One of the more striking findings in our recent report presenting data from the School Finance Indicators Database concerns funding progressivity, or fairness. A state’s finance system is considered progressive (or fair) to the degree districts serving higher-needs students (e.g., lower-income students) receive more funding than districts serving lower-needs students.
The graph below is taken directly from our report (my co-authors are Bruce Baker and Mark Weber), and it provides a rough illustration of progressivity in the U.S. as a whole. The numbers in the graph are state and local per pupil revenue by district poverty quintile. They are not dollar amounts because they are centered around the average for each district’s labor market to make them more comparable.
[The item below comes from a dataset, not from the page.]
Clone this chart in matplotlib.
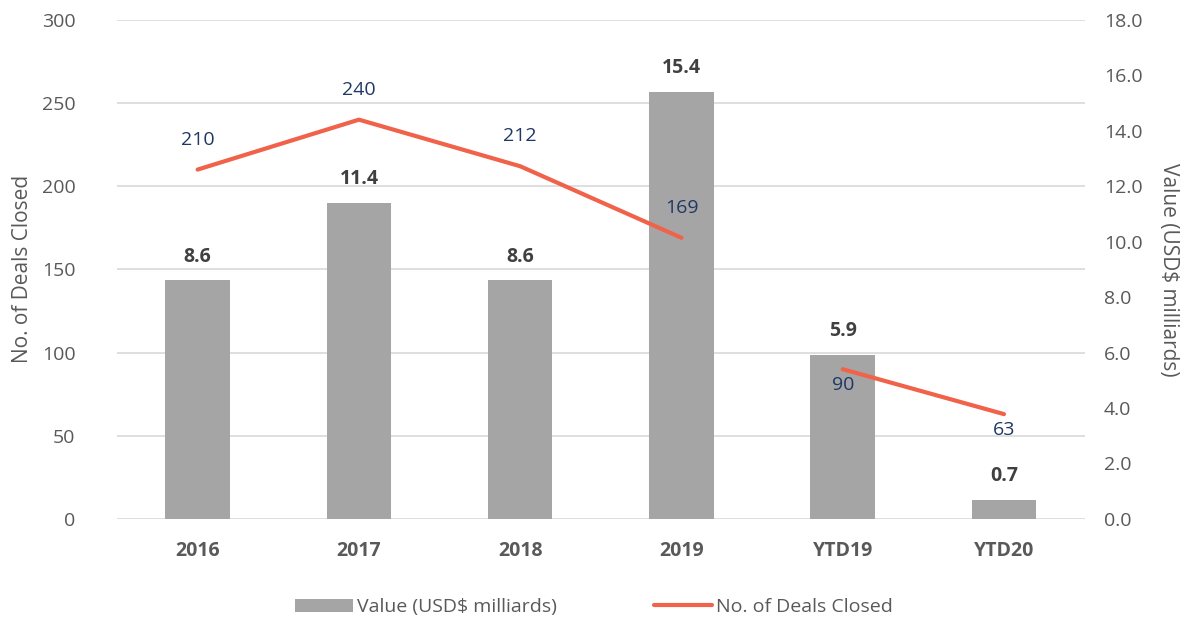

If funding were progressive, the bars in the graph would slope upward left-to-right, since it would indicate that higher poverty districts receive more revenue than lower poverty districts. Regressive funding, in contrast, would be characterized by a downward right-to-left slope. Instead, what we find is that the bars are virtually flat – that is, higher-poverty districts receive no more or less state and local revenue than lower-poverty districts. Moreover, this has been the case for 20 years.
I would reiterate that this is just an approximation of the national average. But it is consistent with what you see if you examine the situation state-by-state – there are a handful of truly progressive states and a few that are truly regressive, but most states are basically flat. It is also consistent with other analyses that use alternative methods (e.g., Chingos and Blagg 2017).
This finding merits attention because it’s fairly well-established that it costs more to educate economically disadvantaged students than it does to educate non-disadvantaged students. For example, lower-income districts serve larger shares of special education students, non-native English speakers, and other groups that require additional resources. Disadvantaged students also tend to start school further behind their more affluent peers, and so schools serving the former have to make up a lot more ground.
Many policymakers (and courts) seem to understand this. Much of our federal education funding system, including Title I, the largest component, is targeted at higher-needs students. In addition, there is currently legislation in 35 states that directs additional funding to districts serving larger shares of low-income students, although these policies are often counteracted by factors such as regressive local funding and segregation (Chingos and Blagg 2017; Baker 2018).
This is not to say that pumping money into higher-poverty districts by itself would get results. Money can be spent ineffectively. On the flip side, progressivity alone is not enough. Funding must also be sufficient to reach outcome goals. A state's finance system can be highly progressive but still fall short if all students get shortchanged.
In short, decisions about how much money should be spent on education and how it is distributed are complicated and laden with political and fiscal pressure. It's very easy to say "we should do this" when you're not the one allocating finite resources between worthy competing priorities. But there is compelling evidence that narrowing funding gaps and/or increasing resources for districts serving disadvantaged students get results (Jackson et al. 2015; LaFortune et al. 2018; Candelaria and Shores 2019). Progressivity, while not a panacea, has an empirical track record. If legislators are serious about equal educational opportunity and narrowing outcome gaps, this is a viable “walk the walk” option.